Basch demonstrates a broad understanding of the relationship between a minister's public responsibilities and private concerns, a conflict that isn't, it turns out, so foreign to those of us not leading congregations. We see Jordanna praying, giving advice, trying to balance work with family, and struggling to live by what she preaches. She's a quick-witted woman with a deep capacity for pity and self-pity.
"She was convinced," Basch writes, "that nothing was more important than making the stunning truths of the Gospel real to everyone she met. God had blessed her with this outsize passion so that she could deliver it to others."
Indeed, her sister considers her the "Paul Bunyan of spirituality," a characterization that perfectly captures the overwhelming nature of Jordanna's spirit. To what extent, this moving novel asks, is the healer really seeking redemption for herself, using others' needs as an occasion for proving her own worth?
The book opens a year into her service at Hutchinson as she's delivering a sermon about the importance of welcoming change.
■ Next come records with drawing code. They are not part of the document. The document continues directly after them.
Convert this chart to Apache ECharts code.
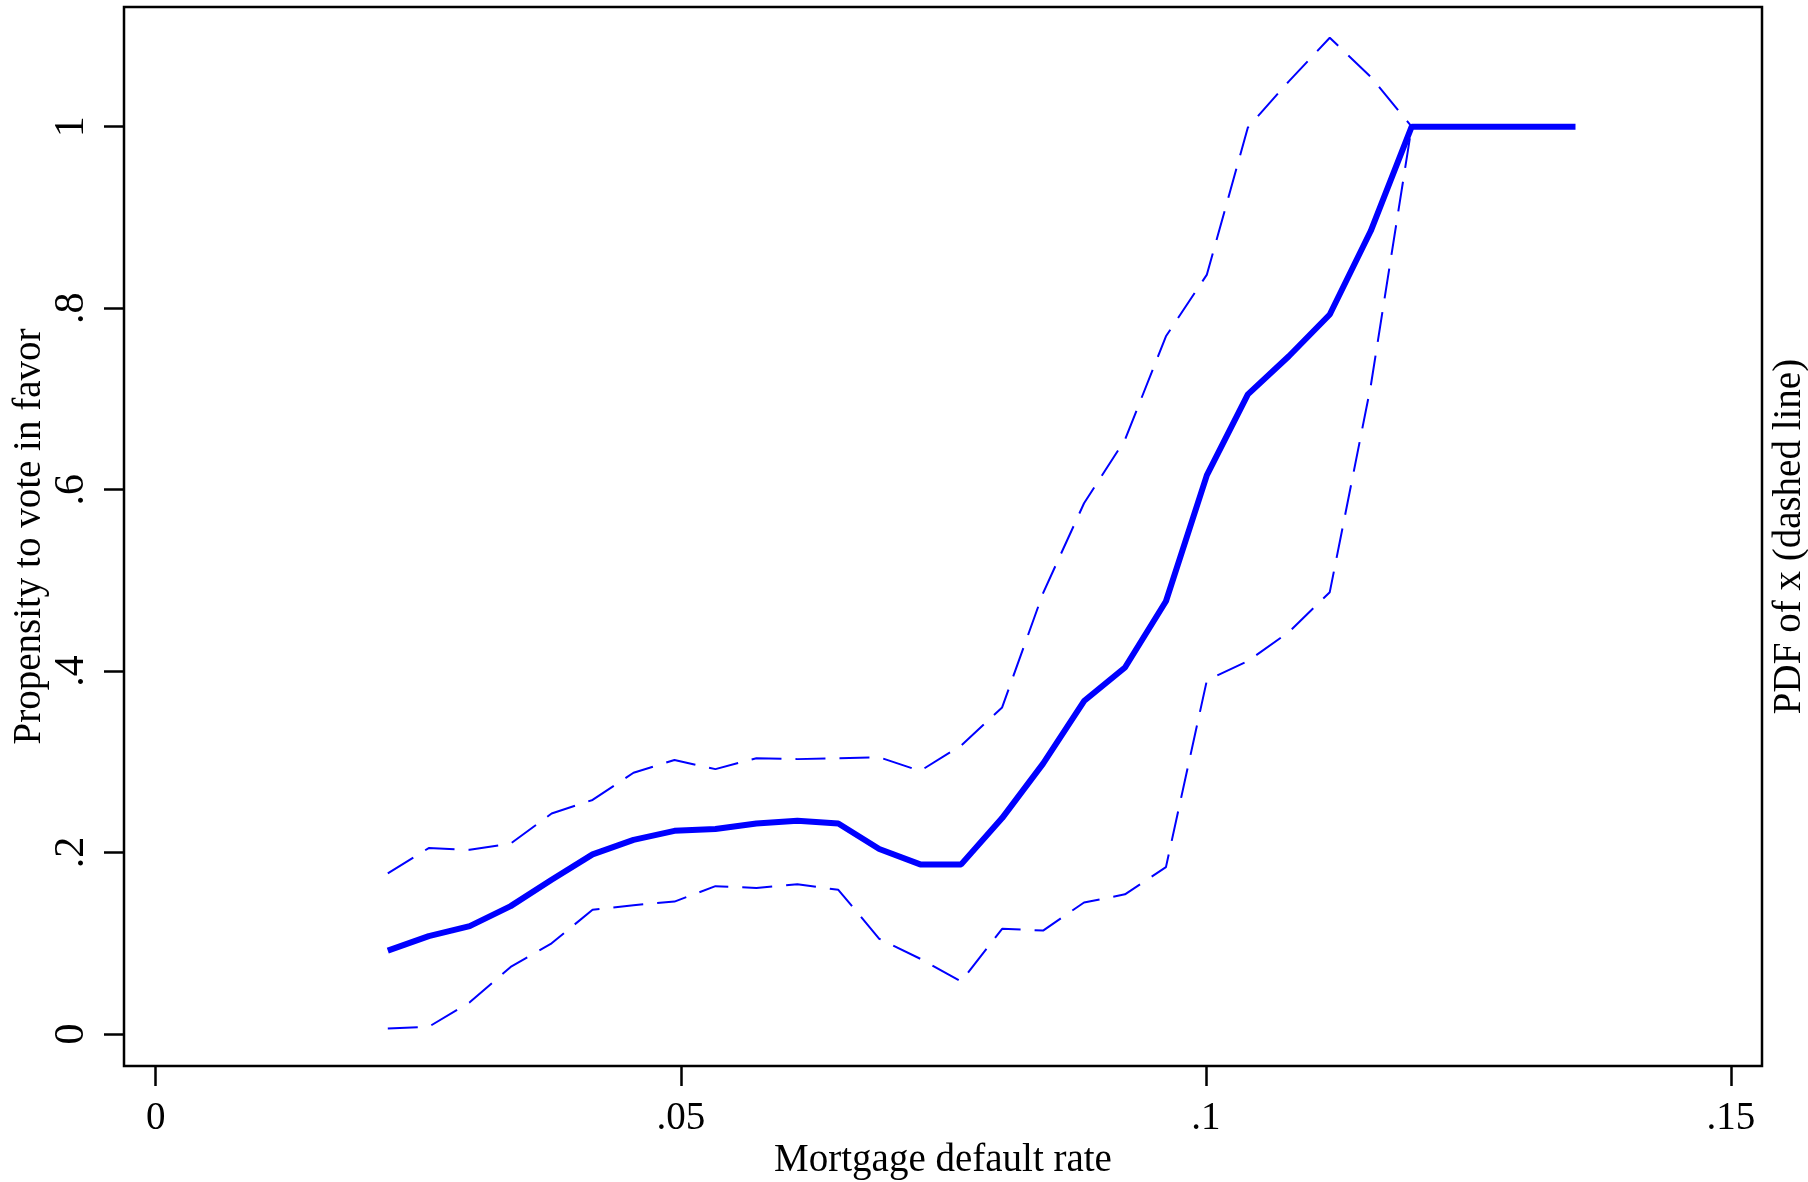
<!DOCTYPE html>
<html>
<head>
<meta charset="utf-8">
<title>Propensity to vote in favor by mortgage default rate</title>
<script src="https://cdn.jsdelivr.net/npm/echarts@6/dist/echarts.min.js"></script>
<style>
  html, body { margin: 0; padding: 0; background: #ffffff; }
  #chart { width: 1808px; height: 1182px; }
</style>
</head>
<body>
<div id="chart"></div>
<script>
// Mortgage default rate at each estimation point
const defaultRate = [
  0.0221, 0.0260, 0.0299, 0.0338, 0.0377, 0.0416, 0.0455, 0.0494, 0.0533, 0.0572,
  0.0611, 0.0650, 0.0689, 0.0728, 0.0767, 0.0806, 0.0845, 0.0884, 0.0923, 0.0962,
  0.1001, 0.1040, 0.1079, 0.1118, 0.1157, 0.1196, 0.1235, 0.1274, 0.1313, 0.1352
];

// Estimated propensity to vote in favor (solid line)
const propensity = [
  0.092, 0.108, 0.119, 0.141, 0.170, 0.198, 0.214, 0.224, 0.226, 0.232,
  0.235, 0.232, 0.204, 0.187, 0.187, 0.238, 0.298, 0.367, 0.404, 0.477,
  0.616, 0.705, 0.747, 0.793, 0.885, 1.000, 1.000, 1.000, 1.000, 1.000
];

// Upper and lower dashed bands (first 26 points)
const upperBand = [
  0.177, 0.205, 0.203, 0.210, 0.243, 0.258, 0.288, 0.302, 0.292, 0.304,
  0.303, 0.304, 0.305, 0.290, 0.318, 0.360, 0.486, 0.585, 0.655, 0.769,
  0.837, 0.999, 1.050, 1.098, 1.055, 1.000
];
const lowerBand = [
  0.006, 0.008, 0.035, 0.074, 0.100, 0.137, 0.142, 0.146, 0.163, 0.161,
  0.165, 0.159, 0.105, 0.083, 0.058, 0.116, 0.114, 0.145, 0.154, 0.184,
  0.390, 0.411, 0.443, 0.487, 0.714, 1.000
];

// Axis ticks and their printed labels
const xTickValues = [0, 0.05, 0.1, 0.15];
const xTickLabels = ['0', '.05', '.1', '.15'];
const yTickValues = [0, 0.2, 0.4, 0.6, 0.8, 1];
const yTickLabels = ['0', '.2', '.4', '.6', '.8', '1'];

const pairs = (ys) => ys.map((y, i) => [defaultRate[i], y]);
const labelFor = (values, labels) => (v) => {
  const i = values.findIndex((t) => Math.abs(t - v) < 1e-9);
  return i >= 0 ? labels[i] : '';
};

const SERIF = '"Liberation Serif", "Times New Roman", serif';
const BLUE = '#0000ff';

const chart = echarts.init(document.getElementById('chart'), null, { renderer: 'canvas' });

chart.setOption({
  animation: false,
  backgroundColor: '#ffffff',
  grid: {
    left: 124,
    top: 7,
    right: 46,
    bottom: 116,
    containLabel: false,
    outerBoundsMode: 'none',
    show: true,
    borderColor: '#000000',
    borderWidth: 2.5,
    backgroundColor: 'transparent'
  },
  xAxis: {
    type: 'value',
    min: -0.00302,
    max: 0.15296,
    name: 'Mortgage default rate',
    nameLocation: 'middle',
    nameGap: 95,
    nameMoveOverlap: false,
    nameTextStyle: { fontFamily: SERIF, fontSize: 39, color: '#000', verticalAlign: 'middle' },
    axisLine: { show: false, onZero: false },
    axisTick: {
      show: true,
      length: 20,
      customValues: xTickValues,
      lineStyle: { color: '#000', width: 2.5 }
    },
    axisLabel: {
      customValues: xTickValues,
      formatter: labelFor(xTickValues, xTickLabels),
      margin: 53,
      fontFamily: SERIF,
      fontSize: 39,
      color: '#000',
      verticalAlign: 'middle'
    },
    splitLine: { show: false }
  },
  yAxis: [
    {
      type: 'value',
      position: 'left',
      min: -0.0352,
      max: 1.1319,
      name: 'Propensity to vote in favor',
      nameLocation: 'middle',
      nameRotate: 90,
      nameGap: 94,
      nameMoveOverlap: false,
      nameTextStyle: { fontFamily: SERIF, fontSize: 39, color: '#000', verticalAlign: 'middle' },
      axisLine: { show: false, onZero: false },
      axisTick: {
        show: true,
        length: 20,
        customValues: yTickValues,
        lineStyle: { color: '#000', width: 2.5 }
      },
      axisLabel: {
        customValues: yTickValues,
        formatter: labelFor(yTickValues, yTickLabels),
        rotate: 90,
        margin: 52,
        fontFamily: SERIF,
        fontSize: 42,
        color: '#000',
        align: 'center',
        verticalAlign: 'middle'
      },
      splitLine: { show: false }
    },
    {
      type: 'value',
      position: 'right',
      min: -0.0352,
      max: 1.1319,
      name: 'PDF of x (dashed line)',
      nameLocation: 'middle',
      nameRotate: 90,
      nameGap: 28,
      nameMoveOverlap: false,
      nameTextStyle: { fontFamily: SERIF, fontSize: 39, color: '#000', verticalAlign: 'middle' },
      axisLine: { show: false },
      axisTick: { show: false },
      axisLabel: { show: false },
      splitLine: { show: false }
    }
  ],
  series: [
    {
      name: 'Upper band',
      type: 'line',
      data: pairs(upperBand),
      showSymbol: false,
      lineStyle: { color: BLUE, width: 2, type: [30, 14] },
      z: 2
    },
    {
      name: 'Lower band',
      type: 'line',
      data: pairs(lowerBand),
      showSymbol: false,
      lineStyle: { color: BLUE, width: 2, type: [30, 14] },
      z: 2
    },
    {
      name: 'Propensity',
      type: 'line',
      data: pairs(propensity),
      showSymbol: false,
      lineStyle: { color: BLUE, width: 6, type: 'solid' },
      z: 3
    }
  ]
});
</script>
</body>
</html>
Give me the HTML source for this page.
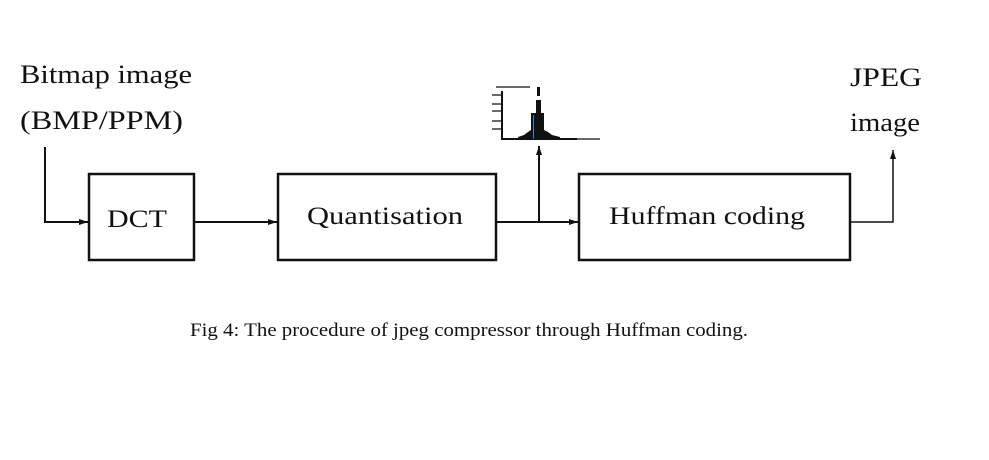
<!DOCTYPE html>
<html><head><style>
html,body{margin:0;padding:0;background:#fff;}
svg{display:block;}
.t{font-family:"Liberation Serif",serif;fill:#111;}
</style></head><body>
<svg width="989" height="460" viewBox="0 0 989 460" xmlns="http://www.w3.org/2000/svg">
<defs><marker id="a" markerWidth="10" markerHeight="8" refX="9" refY="4" orient="auto" markerUnits="userSpaceOnUse"><path d="M0,1 L9,4 L0,7 Z" fill="#111"/></marker></defs>
<g stroke="#111" fill="none">
<rect x="89" y="174" width="105" height="86" stroke-width="2.5"/>
<rect x="278" y="174" width="218" height="86" stroke-width="2.5"/>
<rect x="579" y="174" width="271" height="86" stroke-width="2.5"/>
<path d="M45,147 V222 H88" stroke-width="2" marker-end="url(#a)"/>
<path d="M195,222 H277" stroke-width="2" marker-end="url(#a)"/>
<path d="M497,222 H578" stroke-width="2" marker-end="url(#a)"/>
<path d="M539,222 V146" stroke-width="2" marker-end="url(#a)"/>
<path d="M851,222 H893 V150" stroke-width="1.5" marker-end="url(#a)"/>
<path d="M502,91 V139 H577" stroke-width="2"/>
<path d="M492,95 H502 M492,104 H502 M492,111 H502 M492,121 H502 M492,129 H502 M496,87 H530 M577,139 H600" stroke-width="1.2"/>
</g>
<path d="M518,139 L518,137 L524,135 L528,132 L531,130 L531,113 L536,113 L536,100 L541,100 L541,113 L544,113 L544,130 L548,132 L552,135 L560,137 L560,139 Z" fill="#111"/>
<rect x="537" y="87" width="3" height="9" fill="#111"/>
<line x1="533.5" y1="115" x2="533.5" y2="139" stroke="#3a7fd0" stroke-width="1"/>
<text class="t" x="20" y="83" font-size="26" textLength="172" lengthAdjust="spacingAndGlyphs">Bitmap image</text>
<text class="t" x="20" y="129" font-size="26" textLength="163" lengthAdjust="spacingAndGlyphs">(BMP/PPM)</text>
<text class="t" x="850" y="86" font-size="26" textLength="72" lengthAdjust="spacingAndGlyphs">JPEG</text>
<text class="t" x="850" y="131" font-size="26" textLength="70" lengthAdjust="spacingAndGlyphs">image</text>
<text class="t" x="107" y="227" font-size="25" textLength="60" lengthAdjust="spacingAndGlyphs">DCT</text>
<text class="t" x="307" y="224" font-size="25" textLength="156" lengthAdjust="spacingAndGlyphs">Quantisation</text>
<text class="t" x="609" y="224" font-size="25" textLength="196" lengthAdjust="spacingAndGlyphs">Huffman coding</text>
<text class="t" x="190" y="336" font-size="19" textLength="558" lengthAdjust="spacingAndGlyphs">Fig 4: The procedure of jpeg compressor through Huffman coding.</text>
</svg>
</body></html>
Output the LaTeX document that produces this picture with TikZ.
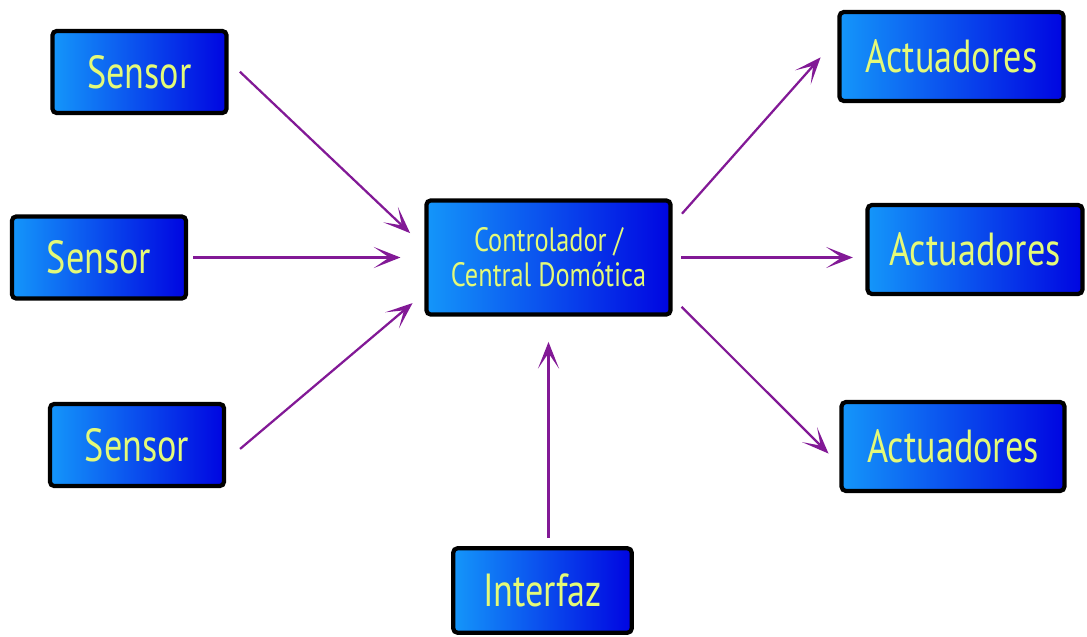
\documentclass[tikz,border=0pt]{standalone}
\usepackage{fontspec}
\setmainfont{PT Sans}[FakeStretch=0.78]
\usepackage{tikz}
\usepackage{xcolor}
\usetikzlibrary{arrows.meta}

\definecolor{boxlight}{RGB}{20,150,250}
\definecolor{boxdark}{RGB}{0,5,225}
\definecolor{labelyellow}{RGB}{228,250,120}
\definecolor{arrowpurple}{RGB}{130,25,150}

\tikzset{
	unit/.style={draw=black,line width=3pt,rounded corners=3pt,left color=boxlight,right color=boxdark,text=labelyellow,minimum width=4.35cm,minimum height=2.05cm,font=\fontsize{33}{35}\selectfont},
	link/.style={draw=arrowpurple,line width=1.6pt,-{Stealth[length=19pt,width=15pt,inset=11pt]}}
}

\begin{document}
\begin{tikzpicture}[x=0.025cm,y=-0.025cm]
		\useasboundingbox (0,0) rectangle (1087,637);
	
		% draw sensors on the left
		\foreach \i/\x/\y in {1/139.5/72,2/99/257.5,3/137/445}
		{
			\node(sensor-\i) at (\x,\y) [unit] {Sensor};
		}
		
		% draw actuators on the right
		\foreach \i/\x/\y/\w in {1/951.5/56.5/5.6,2/975/249.5/5.37,3/953/446.5/5.57}
		{
			\node(act-\i) at (\x,\y) [unit,minimum width=\w cm,minimum height=2.22cm] {Actuadores};
		}
		
		% draw central controller
		\node (ctrl) at (548.5,257.5) [unit,minimum width=6.1cm,minimum height=2.85cm,align=center,font=\fontsize{24}{25}\selectfont] {Controlador /\\Central Domótica};
		
		% draw interface
		\node (iface) at (542.5,590.5) [unit,minimum width=4.46cm,minimum height=2.11cm] {Interfaz};
		
		% draw lines from sensors to controller
		\draw[link,shorten <=11pt,shorten >=14pt] (sensor-1.7) to (ctrl.175);
		\draw[link,shorten <=3.5pt,shorten >=17pt] (sensor-2.east) to (ctrl.west);
		\draw[link,shorten <=13pt,shorten >=11pt] (sensor-3.350) to (ctrl.196);
		
		% draw lines from controller to actuators
		\draw[link,shorten <=10pt,shorten >=18pt] (ctrl.15) to (act-1.171);
		\draw[link,shorten <=6pt,shorten >=9pt] (ctrl.east) to (ctrl.east -| act-2.west);
		\draw[link,shorten <=9pt,shorten >=11pt] (ctrl.342) to (act-3.189);
		
		% draw line from interface to controller
		\draw[link,shorten <=6pt,shorten >=18pt] (iface.north -| ctrl.south) to (ctrl.south);
	\end{tikzpicture}
\end{document}
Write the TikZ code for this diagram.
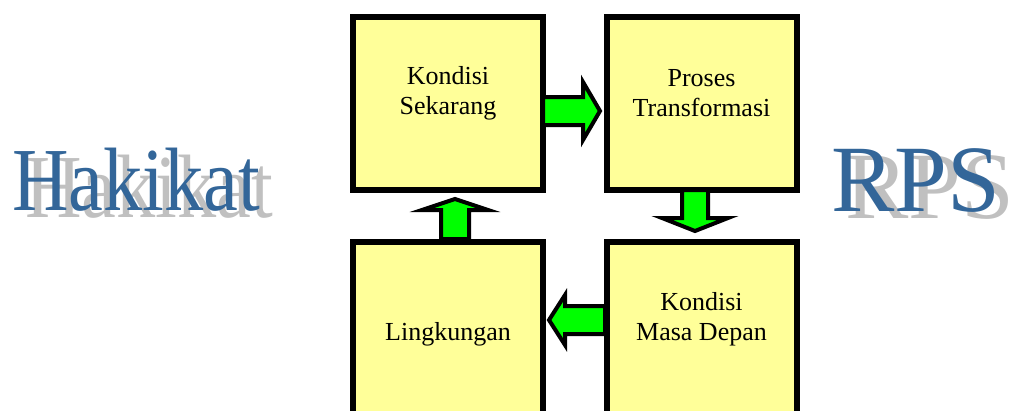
\documentclass[tikz,border=0pt]{standalone}
\usepackage{fontspec}
\usepackage{graphicx}
\setmainfont{Liberation Serif}
\definecolor{boxyellow}{HTML}{FFFF99}
\definecolor{titleblue}{HTML}{336699}
\definecolor{shadowgrey}{HTML}{C0C0C0}
\definecolor{arrowgreen}{HTML}{00FF00}
\begin{document}
\begin{tikzpicture}[x=1pt,y=-1pt,
  box/.style={draw=black,line width=6pt,fill=boxyellow,minimum width=190pt,minimum height=173pt,inner sep=0pt},
  boxtext/.style={font=\fontsize{26}{30}\selectfont,align=center,inner sep=0pt},
  barrow/.style={draw=black,line width=4pt,fill=arrowgreen,line join=miter},
  bigtext/.style={font=\fontsize{95}{100}\selectfont,anchor=base west,inner sep=0pt},
  smalltitle/.style={font=\fontsize{90}{95}\selectfont,anchor=base west,inner sep=0pt},
  shadowtext/.style={text=shadowgrey},
  titletext/.style={text=titleblue}]
\useasboundingbox (0,0) rectangle (1010,410);
% titles
\node[smalltitle,shadowtext] (hs) at (25,217) {\scalebox{0.87}[1]{Hakikat}};
\node[smalltitle,titletext] (ht) at (12,210) {\scalebox{0.87}[1]{Hakikat}};
\node[bigtext,shadowtext] (rs) at (845,218) {RPS};
\node[bigtext,titletext] (rt) at (831,211) {RPS};
% boxes
\node[box] (ks) at (448,103.5) {};
\node[box] (pt) at (701.5,103.5) {};
\node[box] (lk) at (448,328.5) {};
\node[box] (km) at (701.5,328.5) {};
% texts
\node[boxtext] (tks) at (448,93) {Kondisi\\Sekarang};
\node[boxtext] (tpt) at (701.5,93) {Proses\\Transformasi};
\node[boxtext] (tkm) at (701.5,319) {Kondisi\\Masa Depan};
\node[boxtext] (tlk) at (448,334) {Lingkungan};
% block arrows
\draw[barrow] (543,97) -- (583,97) -- (583,82) -- (600,111) -- (583,140) -- (583,125) -- (543,125) -- cycle;
\draw[barrow] (682,190) -- (708,190) -- (708,218) -- (728,218) -- (695,231) -- (662,218) -- (682,218) -- cycle;
\draw[barrow] (605,306) -- (565,306) -- (565,295) -- (549,320) -- (565,345) -- (565,334) -- (605,334) -- cycle;
\draw[barrow] (441,239) -- (441,210) -- (422,210) -- (455,199) -- (488,210) -- (469,210) -- (469,239) -- cycle;
\end{tikzpicture}
\end{document}
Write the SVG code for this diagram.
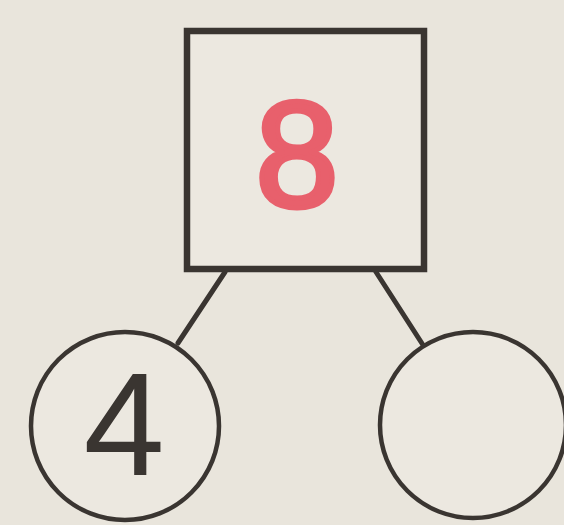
<svg xmlns="http://www.w3.org/2000/svg" width="564" height="525" viewBox="0 0 564 525">
<style>
.edge{stroke:#3a3531;stroke-width:5;stroke-linecap:round;fill:none}
.box{fill:#ece8e0;stroke:#3a3531;stroke-width:6.5}
.circ{fill:#ece8e0;stroke:#3a3531;stroke-width:4.5}
.num{font-family:"Liberation Sans",Arial,sans-serif;text-anchor:middle}
</style>
<rect width="564" height="525" fill="#e9e5dc"/>
<g id="connectors">
<line class="edge" x1="225" y1="272" x2="178" y2="343"/>
<line class="edge" x1="376" y1="272" x2="423" y2="345"/>
</g>
<g id="node-8">
<rect class="box" x="187" y="31" width="237" height="238"/>
<text class="num" x="297" y="207" font-size="150" fill="#e8606c" stroke="#e8606c" stroke-width="5" stroke-linejoin="round">8</text>
</g>
<g id="node-4">
<circle class="circ" cx="125" cy="426" r="94"/>
<text class="num" x="124" y="475" font-size="146" fill="#3a3531">4</text>
</g>
<g id="node-empty">
<circle class="circ" cx="473" cy="425" r="93"/>
</g>
</svg>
It's an ironic thesis considering the series of crises that are about to wrench away her confidence.
She's already suffering from back pain that she knows is a psychosomatic reaction to the burden of carrying too many people's problems. One of her parishioners, June, is seriously depressed over the death of her sister, and Jordanna is growing annoyed that they've made no progress.
"She's getting in the way of the healing," Jordanna whines to herself. Despite years of training and experience, something about June's stubborn sadness threatens Jordanna and scrapes the wounds left by her own failed pregnancies. She resents this young mother's unwillingness to move on, accept God's comfort, and be grateful for her three healthy children.
When June disappears, apparently a suicide, Jordanna finds herself accused of psychological malpractice. "She was in agony," an angry relative confronts her, "and you were throwing little God sugar pills at her. You rely on God to fix everything - that was the whole problem, wasn't it? Instead of intervening the way a professional would have - you just trusted in God."
This is a brutal accusation for Jordanna to endure, but as the investigation begins, her trials diversify. She receives word that her moribund marriage is finally dead, a victim of the sadness she's been able to cover but never cure since suffering two stillborn deliveries.
"Can you look into the future," her husband writes from abroad, "and identify a point in time when you will look at me and not think of loss?" This is an extraordinarily intimate portrayal of the effects of grief on a marriage, the stress of healing at different rates that can tear hearts apart.
But the novel achieves its most remarkable feat with the relationship between Jordanna and her sister Abby. Abby loves Jordanna desperately but also critically, with a sensitive ear for the tones of egotism in Jordanna's self-sacrifice. She can't help being annoyed by the presumptive, manipulative power of her sister's love.
"Why, Abby wondered, had she been chosen to suffer the aching desire to nurture this older sister, and the equally maternal, no less fierce, inclination to reconfigure her?" Basch refuses to take sides in this rivalry, but she perfectly captures the grating sound of a sibling's piety.
Despite these plot details, "The Passion of Reverend Nash" isn't Christian fiction in any exclusive sense.
The author, in fact, is Jewish, and she uses the tropes of Christianity for a purpose that transcends denominations. The trials Jordanna confronts push her beyond the rhetoric of sermons or the advice of pastoral counseling, and force her to question the redemptive power of tragedy and the depth of her spiritual commitment.
Basch has a cool, witty voice that holds steady even when the scenes she describes convulse with grief.
With Jordanna, she's created a character of giant sympathy, desperate love, and the small, ordinary failings that bring us all down. This is a novel that acknowledges the potential for joy even in the bleakest moments, but the author knows such freedom is hard won and that the deepest spiritual wisdom sometimes comes not from the pulpit but straight from the whirlwind.
Ron Charles was the Monitor's book editor.